Module reference#
- class adtl.Parser(spec: str | Path | dict[str, Any], include_defs: list[str] = [], include_transform: str | None = None, quiet: bool = False, verbose: bool = False, parallel: bool = False)#
Main parser class that loads a specification
Typical use of this within Python code:
import adtl parser = adtl.Parser(specification) print(parser.tables) # list of tables created for row in parser.parse().read_table(table): print(row)

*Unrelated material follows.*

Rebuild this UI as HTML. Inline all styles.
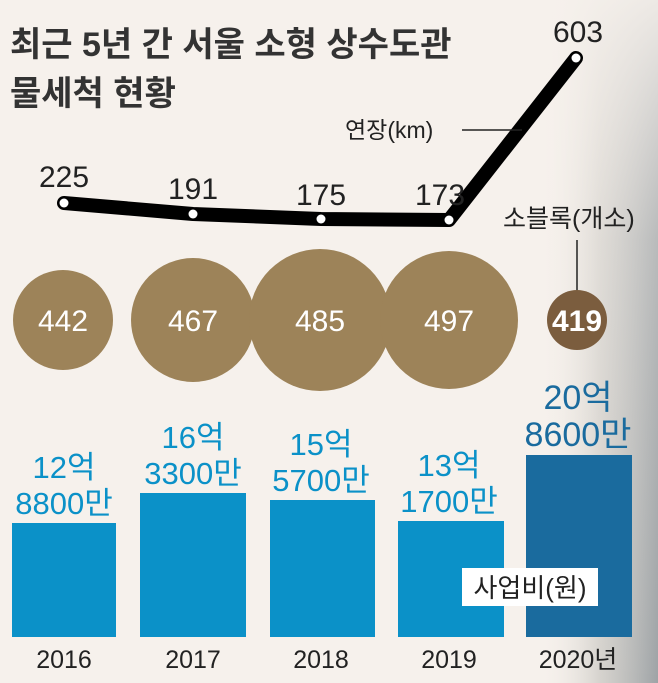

- check_spec_fields(file) tuple[set, set]#
Compares fields in a data file to a given specification, to check for unmapped (present in data but not in spec) and absent (present in spec but not in data) fields
- Parameters:
file – File to compare
- Returns:
A tuple (missing, absent), where ‘missing’ is a set of fields missing from schema, and ‘absent’ is a set of fields present in schema but not in file.
- clear()#
Clears parser state
- get_spec_fields() set#
Returns all fields mapped in the specification (parser) file.
- Returns:
A set of fields present in the specification
- Return type:
schema_fields
- group_rows(table: str, group_field: str, aggregation: str, rows: Iterable[dict[str, Any]])#
Applies the ‘groupBy’ rule and any ‘combinedType’ rules to the rows of data grouped by the group_field (e.g. an ID number).

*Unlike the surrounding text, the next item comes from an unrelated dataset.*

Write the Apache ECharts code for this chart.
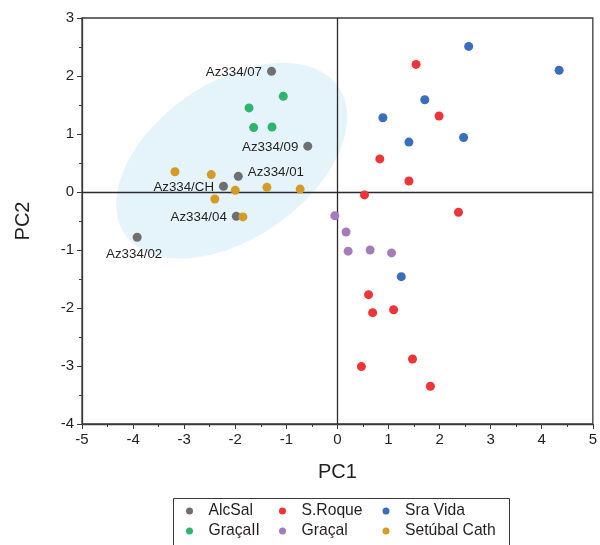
<!DOCTYPE html>
<html>
<head>
<meta charset="utf-8">
<script src="https://cdn.jsdelivr.net/npm/echarts@6/dist/echarts.min.js"></script>
<style>html,body{margin:0;padding:0;background:#fff}#c{width:600px;height:545px}</style>
</head>
<body>
<div id="c"></div>
<script>
// ---- data ----
var seriesNames = ['AlcSal', 'S.Roque', 'Sra Vida', 'GraçaII', 'Graçal', 'Setúbal Cath'];

var alcSalX = [-1.29, -0.58, -1.94, -2.23, -1.98, -3.92];
var alcSalY = [2.08, 0.79, 0.27, 0.10, -0.42, -0.78];
var alcSalLabels = ['Az334/07', 'Az334/09', 'Az334/01', 'Az334/CH', 'Az334/04', 'Az334/02'];

var sRoqueX = [1.54, 1.99, 0.83, 1.40, 0.53, 2.37, 0.61, 0.69, 1.10, 1.47, 0.47, 1.82];
var sRoqueY = [2.20, 1.31, 0.57, 0.19, -0.05, -0.35, -1.77, -2.08, -2.03, -2.88, -3.01, -3.35];

var sraVidaX = [2.57, 4.34, 1.71, 0.89, 1.40, 2.47, 1.25];
var sraVidaY = [2.51, 2.10, 1.59, 1.28, 0.86, 0.94, -1.46];

var gracaIIX = [-1.06, -1.73, -1.64, -1.28];
var gracaIIY = [1.65, 1.45, 1.11, 1.12];

var gracalX = [-0.05, 0.17, 0.21, 0.64, 1.06];
var gracalY = [-0.41, -0.69, -1.02, -1.00, -1.05];

var setubalX = [-3.18, -2.47, -2.00, -1.38, -0.73, -2.40, -1.85];
var setubalY = [0.35, 0.30, 0.03, 0.08, 0.05, -0.12, -0.43];

// confidence ellipse: centre and two conjugate semi-axes (data units)
var ellipseCenter = [-2.07, 0.54];
var ellipseAxisU = [2.09, 1.27];
var ellipseAxisV = [0.86, -1.11];

var xTicks = [-5, -4, -3, -2, -1, 0, 1, 2, 3, 4, 5];
var yTicks = [-4, -3, -2, -1, 0, 1, 2, 3];

// ---- styles ----
var colors = {
  'AlcSal': '#6f6f72',
  'S.Roque': '#ee3437',
  'Sra Vida': '#3a6ebd',
  'GraçaII': '#2db56e',
  'Graçal': '#a47cba',
  'Setúbal Cath': '#d49b27'
};
var labelPos = ['left', 'left', 'right', 'left', 'left', 'bottom'];
var FONT = '"Liberation Sans", Arial, sans-serif';

function pts(xs, ys) { return xs.map(function (x, i) { return [x, ys[i]]; }); }

function scatter(name, xs, ys, extra) {
  var s = {
    name: name, type: 'scatter', symbol: 'circle', symbolSize: 9,
    itemStyle: { color: colors[name], opacity: 1 },
    data: pts(xs, ys), z: 5
  };
  if (extra) for (var k in extra) s[k] = extra[k];
  return s;
}

var alcData = pts(alcSalX, alcSalY).map(function (p, i) {
  var pos = labelPos[i];
  return {
    value: p,
    label: {
      show: true, position: pos, formatter: alcSalLabels[i],
      distance: pos === 'bottom' ? 6 : 5,
      offset: pos === 'right' ? [0, -4] : (pos === 'bottom' ? [-3, 0] : [0, 1])
    }
  };
});

var series = [
  {
    name: 'ellipse', type: 'custom', z: 1, silent: true,
    data: [[ellipseCenter[0], ellipseCenter[1]]],
    renderItem: function (params, api) {
      var points = [];
      for (var i = 0; i <= 180; i++) {
        var t = i / 180 * Math.PI * 2;
        var x = ellipseCenter[0] + ellipseAxisU[0] * Math.cos(t) + ellipseAxisV[0] * Math.sin(t);
        var y = ellipseCenter[1] + ellipseAxisU[1] * Math.cos(t) + ellipseAxisV[1] * Math.sin(t);
        points.push(api.coord([x, y]));
      }
      return { type: 'polygon', shape: { points: points }, style: { fill: '#e5f4fb', stroke: null } };
    }
  },
  {
    name: 'zero', type: 'line', data: [], z: 3, silent: true,
    markLine: {
      silent: true, symbol: 'none', animation: false,
      label: { show: false },
      lineStyle: { color: '#2b2b2b', width: 1.3, type: 'solid' },
      data: [{ xAxis: 0 }, { yAxis: 0 }]
    }
  },
  scatter('AlcSal', alcSalX, alcSalY, {
    data: alcData,
    label: { color: '#231f20', fontSize: 13.3, fontFamily: FONT }
  }),
  scatter('S.Roque', sRoqueX, sRoqueY),
  scatter('Sra Vida', sraVidaX, sraVidaY),
  scatter('GraçaII', gracaIIX, gracaIIY),
  scatter('Graçal', gracalX, gracalY),
  scatter('Setúbal Cath', setubalX, setubalY)
];

function legend(names, left) {
  return {
    data: names, orient: 'vertical', left: left, top: 501, padding: 0,
    height: 44,
    icon: 'circle', itemWidth: 7, itemHeight: 7, itemGap: 0,
    textStyle: { fontSize: 15.7, fontFamily: FONT, color: '#231f20', lineHeight: 20, padding: [0, 0, 0, 10.5] },
    selectedMode: false
  };
}

var option = {
  animation: false,
  backgroundColor: '#fff',
  grid: { left: 82, right: 5, top: 18, bottom: 121, show: true, borderColor: '#3a3a3a', borderWidth: 1.3, backgroundColor: 'transparent' },
  xAxis: {
    type: 'value', min: xTicks[0], max: xTicks[xTicks.length - 1], interval: 1,
    name: 'PC1', nameLocation: 'middle', nameGap: 38,
    nameTextStyle: { fontSize: 20, fontFamily: FONT, color: '#231f20' },
    axisLine: { show: true, onZero: false, lineStyle: { color: '#3a3a3a', width: 1.3 } },
    axisTick: { show: true, inside: false, length: 5, lineStyle: { color: '#3a3a3a' } },
    minorTick: { show: true, splitNumber: 2, length: 3, lineStyle: { color: '#3a3a3a' } },
    axisLabel: { fontSize: 15, fontFamily: FONT, color: '#231f20', margin: 8 },
    splitLine: { show: false }
  },
  yAxis: {
    type: 'value', min: yTicks[0], max: yTicks[yTicks.length - 1], interval: 1,
    name: 'PC2', nameLocation: 'middle', nameGap: 49,
    nameTextStyle: { fontSize: 20, fontFamily: FONT, color: '#231f20' },
    axisLine: { show: true, onZero: false, lineStyle: { color: '#3a3a3a', width: 1.3 } },
    axisTick: { show: true, inside: false, length: 5, lineStyle: { color: '#3a3a3a' } },
    minorTick: { show: true, splitNumber: 2, length: 3, lineStyle: { color: '#3a3a3a' } },
    axisLabel: { fontSize: 15, fontFamily: FONT, color: '#231f20', margin: 8 },
    splitLine: { show: false }
  },
  legend: [
    legend(['AlcSal', 'GraçaII'], 186),
    legend(['S.Roque', 'Graçal'], 279),
    legend(['Sra Vida', 'Setúbal Cath'], 382.5)
  ],
  graphic: [{
    type: 'rect', left: 171, top: 496, silent: true,
    shape: { width: 336, height: 60 },
    style: { fill: null, stroke: '#3a3a3a', lineWidth: 1 }
  }],
  series: series
};

var chart = echarts.init(document.getElementById('c'), null, { renderer: 'canvas' });
chart.setOption(option);
</script>
</body>
</html>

- parse(file: str, encoding: str = 'utf-8-sig', skip_validation=False)#
Transform file according to specification
- Parameters:
file – Source file to transform
encoding – Source file encoding
skip_validation – Whether to skip validation, default off
- Returns:
Returns an instance of itself, updated with the parsed tables
- Return type:
- parse_rows(rows: Iterable[dict[str, Any]], file_name: str, row_count: float | None = None, skip_validation=False)#
Transform rows from an iterable according to specification
- Parameters:
rows – Iterable of rows, specified as a dictionary of (field name, field value) pairs
skip_validation – Whether to skip validation, default off
- Returns:
Returns an instance of itself, updated with the parsed tables
- Return type:
- read_table(table: str) Iterable[dict[str, Any]]#
Returns parsed table
- Parameters:
table – Table to read
- Returns:
Iterable of transformed rows in table
- save(output: str | None = None, format: Literal['csv', 'parquet'] = 'csv')#
Saves all tables to CSV
- Parameters:
output – (optional) Filename prefix that is used for all tables
- show_report()#
Shows report with validation errors
- validate_spec()#
Raises exceptions if specification is invalid
- write_csv(table: str, output: str | None = None) str | None#
Writes to output as CSV a particular table
- Parameters:
table – Table that should be written to CSV
output – (optional) Output file name. If not specified, defaults to parser name + table name with a csv suffix.
- write_parquet(table: str, output: str | None = None) str | None#
Writes to output as parquet a particular table
- Parameters:
table – Table that should be written to parquet
output – (optional) Output file name. If not specified, defaults to parser name + table name with a parquet suffix.